Plotting code records
┌──

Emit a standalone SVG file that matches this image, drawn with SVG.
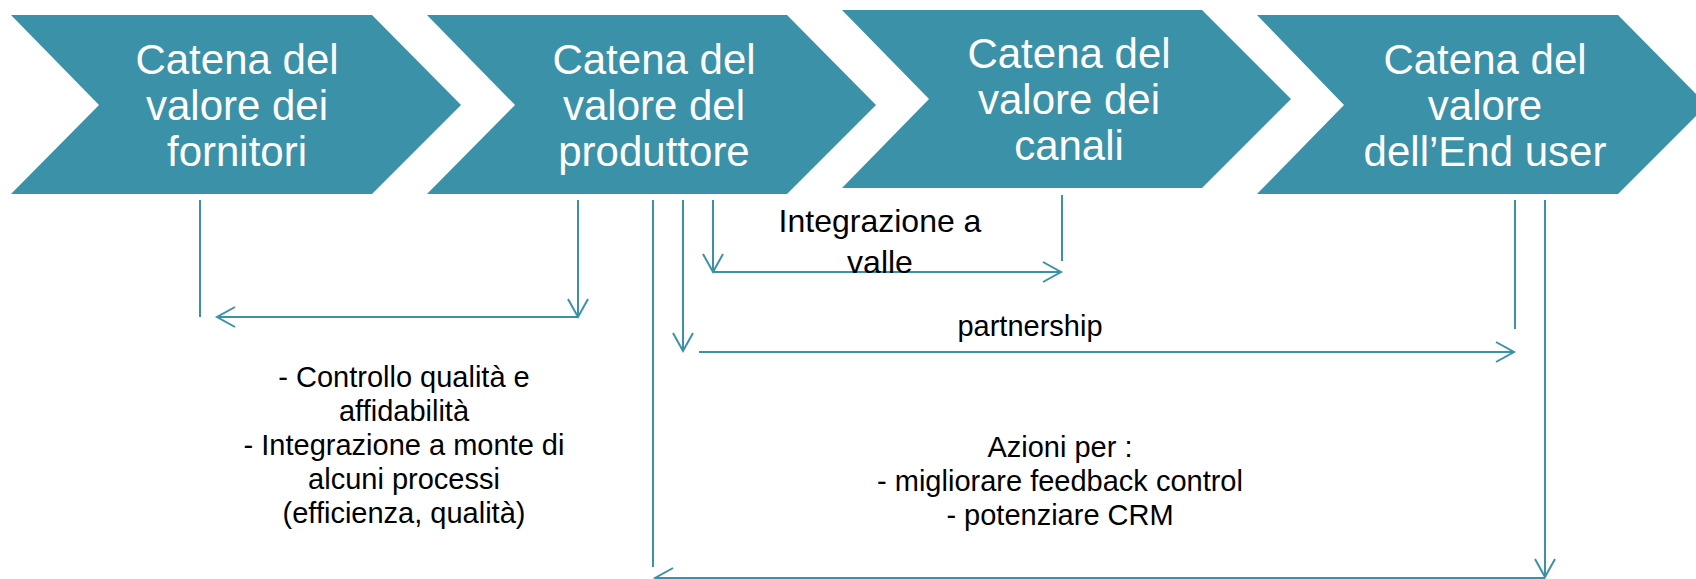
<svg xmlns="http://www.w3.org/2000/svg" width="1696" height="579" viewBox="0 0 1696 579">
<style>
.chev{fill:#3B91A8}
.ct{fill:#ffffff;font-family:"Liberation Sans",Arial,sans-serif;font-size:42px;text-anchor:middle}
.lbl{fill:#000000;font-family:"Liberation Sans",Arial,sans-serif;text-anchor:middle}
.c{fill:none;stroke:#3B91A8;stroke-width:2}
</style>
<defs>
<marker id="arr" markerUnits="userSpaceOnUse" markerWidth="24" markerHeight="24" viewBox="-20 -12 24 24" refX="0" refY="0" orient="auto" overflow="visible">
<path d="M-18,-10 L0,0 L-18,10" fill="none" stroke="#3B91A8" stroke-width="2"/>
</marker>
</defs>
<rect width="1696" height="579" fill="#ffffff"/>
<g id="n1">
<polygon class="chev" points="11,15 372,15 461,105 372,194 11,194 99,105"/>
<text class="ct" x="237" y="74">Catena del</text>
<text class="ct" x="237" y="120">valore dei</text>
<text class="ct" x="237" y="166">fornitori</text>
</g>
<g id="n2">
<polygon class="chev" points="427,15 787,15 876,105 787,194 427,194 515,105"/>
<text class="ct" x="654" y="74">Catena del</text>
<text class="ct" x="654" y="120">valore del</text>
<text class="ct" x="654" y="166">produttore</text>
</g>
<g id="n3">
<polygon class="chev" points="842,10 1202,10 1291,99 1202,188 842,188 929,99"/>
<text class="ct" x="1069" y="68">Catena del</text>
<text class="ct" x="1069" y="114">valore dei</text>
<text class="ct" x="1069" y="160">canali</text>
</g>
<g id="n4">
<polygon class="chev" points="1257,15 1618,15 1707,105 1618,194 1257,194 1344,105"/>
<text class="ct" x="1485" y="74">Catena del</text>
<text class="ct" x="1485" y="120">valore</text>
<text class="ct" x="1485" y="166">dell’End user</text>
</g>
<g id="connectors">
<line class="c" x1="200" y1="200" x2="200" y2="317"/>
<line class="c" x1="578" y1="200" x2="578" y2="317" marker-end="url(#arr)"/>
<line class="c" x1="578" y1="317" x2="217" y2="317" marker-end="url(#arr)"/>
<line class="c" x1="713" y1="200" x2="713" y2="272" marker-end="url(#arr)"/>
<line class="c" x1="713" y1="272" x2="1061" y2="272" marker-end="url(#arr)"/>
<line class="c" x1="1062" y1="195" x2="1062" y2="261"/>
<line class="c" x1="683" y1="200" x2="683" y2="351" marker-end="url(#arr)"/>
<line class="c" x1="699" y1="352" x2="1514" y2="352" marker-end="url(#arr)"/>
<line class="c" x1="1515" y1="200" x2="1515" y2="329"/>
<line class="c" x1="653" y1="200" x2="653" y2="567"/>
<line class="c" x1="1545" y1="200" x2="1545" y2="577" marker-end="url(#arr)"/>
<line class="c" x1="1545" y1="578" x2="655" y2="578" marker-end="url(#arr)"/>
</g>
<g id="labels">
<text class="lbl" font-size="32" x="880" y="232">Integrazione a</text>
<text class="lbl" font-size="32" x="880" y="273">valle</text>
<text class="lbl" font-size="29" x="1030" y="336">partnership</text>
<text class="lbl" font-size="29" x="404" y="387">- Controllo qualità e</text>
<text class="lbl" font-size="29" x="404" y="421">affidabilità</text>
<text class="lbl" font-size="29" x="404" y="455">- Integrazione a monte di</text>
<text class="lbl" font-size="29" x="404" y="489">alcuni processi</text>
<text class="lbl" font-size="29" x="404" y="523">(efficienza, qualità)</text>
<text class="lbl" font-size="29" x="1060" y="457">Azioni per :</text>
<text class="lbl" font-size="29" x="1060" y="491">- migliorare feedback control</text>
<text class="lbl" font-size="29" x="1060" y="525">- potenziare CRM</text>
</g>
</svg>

└──
┌──

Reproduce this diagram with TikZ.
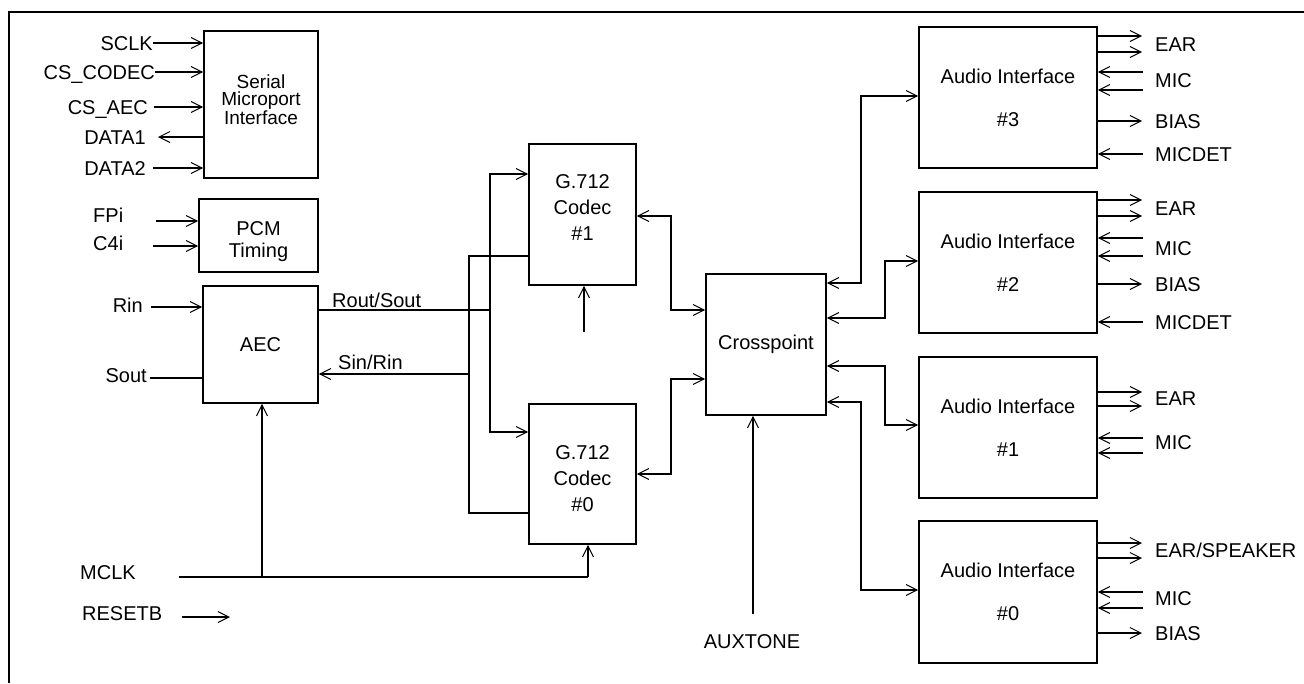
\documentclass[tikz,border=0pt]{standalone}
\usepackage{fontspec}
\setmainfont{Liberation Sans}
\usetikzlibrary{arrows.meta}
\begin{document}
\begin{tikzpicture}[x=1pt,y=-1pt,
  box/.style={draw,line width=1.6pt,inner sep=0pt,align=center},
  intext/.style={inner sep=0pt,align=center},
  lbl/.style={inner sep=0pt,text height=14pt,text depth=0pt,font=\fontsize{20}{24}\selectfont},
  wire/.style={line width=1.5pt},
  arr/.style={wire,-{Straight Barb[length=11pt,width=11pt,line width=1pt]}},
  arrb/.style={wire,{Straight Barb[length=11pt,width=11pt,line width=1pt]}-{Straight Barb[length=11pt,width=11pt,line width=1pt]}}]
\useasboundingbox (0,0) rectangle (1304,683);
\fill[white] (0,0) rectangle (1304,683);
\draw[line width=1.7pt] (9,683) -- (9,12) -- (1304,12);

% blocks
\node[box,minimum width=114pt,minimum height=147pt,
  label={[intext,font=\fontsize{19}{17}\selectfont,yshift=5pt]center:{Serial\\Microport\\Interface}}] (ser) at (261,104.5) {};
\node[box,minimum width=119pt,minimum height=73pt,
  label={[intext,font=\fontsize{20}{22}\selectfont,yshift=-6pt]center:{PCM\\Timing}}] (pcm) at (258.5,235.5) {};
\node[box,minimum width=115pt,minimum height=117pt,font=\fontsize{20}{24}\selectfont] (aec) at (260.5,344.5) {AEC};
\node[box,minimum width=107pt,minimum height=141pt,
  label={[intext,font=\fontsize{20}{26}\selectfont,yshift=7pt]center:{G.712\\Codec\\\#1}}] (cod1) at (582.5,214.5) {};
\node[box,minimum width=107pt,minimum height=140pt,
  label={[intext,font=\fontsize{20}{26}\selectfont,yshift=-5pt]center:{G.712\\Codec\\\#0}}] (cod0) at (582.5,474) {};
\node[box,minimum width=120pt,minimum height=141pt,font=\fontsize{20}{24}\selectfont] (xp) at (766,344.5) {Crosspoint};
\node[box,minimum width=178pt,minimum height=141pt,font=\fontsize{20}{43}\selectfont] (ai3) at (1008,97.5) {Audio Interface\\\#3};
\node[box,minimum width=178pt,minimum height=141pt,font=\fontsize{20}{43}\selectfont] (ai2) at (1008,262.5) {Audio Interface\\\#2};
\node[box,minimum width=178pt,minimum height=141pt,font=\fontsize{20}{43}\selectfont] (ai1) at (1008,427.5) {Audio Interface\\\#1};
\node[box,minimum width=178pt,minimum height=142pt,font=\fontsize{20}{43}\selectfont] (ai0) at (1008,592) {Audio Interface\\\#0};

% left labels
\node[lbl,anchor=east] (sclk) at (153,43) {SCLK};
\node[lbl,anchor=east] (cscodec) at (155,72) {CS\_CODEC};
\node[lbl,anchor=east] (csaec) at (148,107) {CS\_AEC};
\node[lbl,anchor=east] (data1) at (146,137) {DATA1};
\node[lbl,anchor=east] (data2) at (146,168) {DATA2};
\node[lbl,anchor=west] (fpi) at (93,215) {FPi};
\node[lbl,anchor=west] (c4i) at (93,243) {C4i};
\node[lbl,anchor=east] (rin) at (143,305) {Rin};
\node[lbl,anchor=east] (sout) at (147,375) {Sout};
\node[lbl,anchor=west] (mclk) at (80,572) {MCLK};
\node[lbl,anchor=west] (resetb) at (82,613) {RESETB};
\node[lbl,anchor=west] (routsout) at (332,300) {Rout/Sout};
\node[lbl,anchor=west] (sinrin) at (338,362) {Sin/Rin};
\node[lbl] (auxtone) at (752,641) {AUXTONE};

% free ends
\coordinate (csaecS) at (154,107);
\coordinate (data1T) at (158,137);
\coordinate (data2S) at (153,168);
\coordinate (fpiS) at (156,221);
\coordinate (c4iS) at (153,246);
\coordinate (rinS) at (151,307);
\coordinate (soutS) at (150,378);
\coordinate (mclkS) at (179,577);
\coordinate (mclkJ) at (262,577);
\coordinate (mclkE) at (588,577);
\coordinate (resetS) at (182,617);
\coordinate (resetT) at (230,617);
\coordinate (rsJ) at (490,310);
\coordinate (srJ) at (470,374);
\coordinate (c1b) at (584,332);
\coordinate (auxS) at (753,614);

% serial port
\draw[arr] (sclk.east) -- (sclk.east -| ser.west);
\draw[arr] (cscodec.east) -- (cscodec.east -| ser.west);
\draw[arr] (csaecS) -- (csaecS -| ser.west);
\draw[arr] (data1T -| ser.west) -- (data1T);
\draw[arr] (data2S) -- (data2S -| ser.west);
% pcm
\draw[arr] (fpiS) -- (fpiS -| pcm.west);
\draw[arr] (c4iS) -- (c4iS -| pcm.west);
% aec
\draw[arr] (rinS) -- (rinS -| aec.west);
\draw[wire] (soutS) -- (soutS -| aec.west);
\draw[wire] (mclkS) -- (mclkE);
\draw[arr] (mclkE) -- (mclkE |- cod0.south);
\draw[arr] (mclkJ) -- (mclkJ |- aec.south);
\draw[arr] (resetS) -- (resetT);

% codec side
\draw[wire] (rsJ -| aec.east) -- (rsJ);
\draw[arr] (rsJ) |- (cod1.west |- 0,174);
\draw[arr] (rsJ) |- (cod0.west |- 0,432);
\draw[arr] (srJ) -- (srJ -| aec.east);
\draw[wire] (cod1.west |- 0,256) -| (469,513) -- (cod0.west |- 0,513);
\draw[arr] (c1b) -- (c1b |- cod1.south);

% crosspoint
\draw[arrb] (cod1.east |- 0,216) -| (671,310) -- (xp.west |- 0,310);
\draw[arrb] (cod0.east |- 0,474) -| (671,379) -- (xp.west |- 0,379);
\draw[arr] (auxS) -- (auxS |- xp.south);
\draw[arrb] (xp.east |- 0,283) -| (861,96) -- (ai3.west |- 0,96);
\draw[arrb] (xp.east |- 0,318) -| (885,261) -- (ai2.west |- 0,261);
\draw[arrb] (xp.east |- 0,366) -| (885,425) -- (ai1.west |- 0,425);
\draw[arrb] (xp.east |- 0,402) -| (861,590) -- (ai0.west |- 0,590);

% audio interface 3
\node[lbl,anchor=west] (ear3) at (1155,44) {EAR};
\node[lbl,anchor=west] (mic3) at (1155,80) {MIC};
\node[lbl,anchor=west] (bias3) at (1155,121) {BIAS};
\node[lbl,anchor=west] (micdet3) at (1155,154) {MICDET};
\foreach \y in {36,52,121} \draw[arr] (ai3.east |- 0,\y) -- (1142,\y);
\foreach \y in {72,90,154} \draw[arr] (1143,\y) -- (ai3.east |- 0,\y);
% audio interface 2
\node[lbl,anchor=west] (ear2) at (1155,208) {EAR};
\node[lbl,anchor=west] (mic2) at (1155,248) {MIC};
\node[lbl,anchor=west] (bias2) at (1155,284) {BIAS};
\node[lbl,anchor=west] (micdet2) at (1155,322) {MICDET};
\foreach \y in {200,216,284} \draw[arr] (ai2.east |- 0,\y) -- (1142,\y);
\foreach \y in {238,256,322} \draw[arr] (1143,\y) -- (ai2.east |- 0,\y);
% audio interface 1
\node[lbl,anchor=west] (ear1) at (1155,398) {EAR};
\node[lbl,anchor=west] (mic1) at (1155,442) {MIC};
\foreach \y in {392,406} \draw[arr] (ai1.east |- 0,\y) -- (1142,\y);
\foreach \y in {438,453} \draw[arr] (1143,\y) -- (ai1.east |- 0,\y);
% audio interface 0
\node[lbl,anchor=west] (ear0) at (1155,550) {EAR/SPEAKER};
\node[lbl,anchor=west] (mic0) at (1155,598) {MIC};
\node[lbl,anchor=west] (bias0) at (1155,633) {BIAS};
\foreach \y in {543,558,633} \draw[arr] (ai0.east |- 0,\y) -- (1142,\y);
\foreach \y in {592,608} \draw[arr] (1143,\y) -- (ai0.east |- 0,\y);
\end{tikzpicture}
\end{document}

└──

Look for the word "this" and return every line where it occurs.

• FINAL RESULT
Emit a standalone SVG file that matches this image, drawn with SVG.
Reproduce this diagram with TikZ.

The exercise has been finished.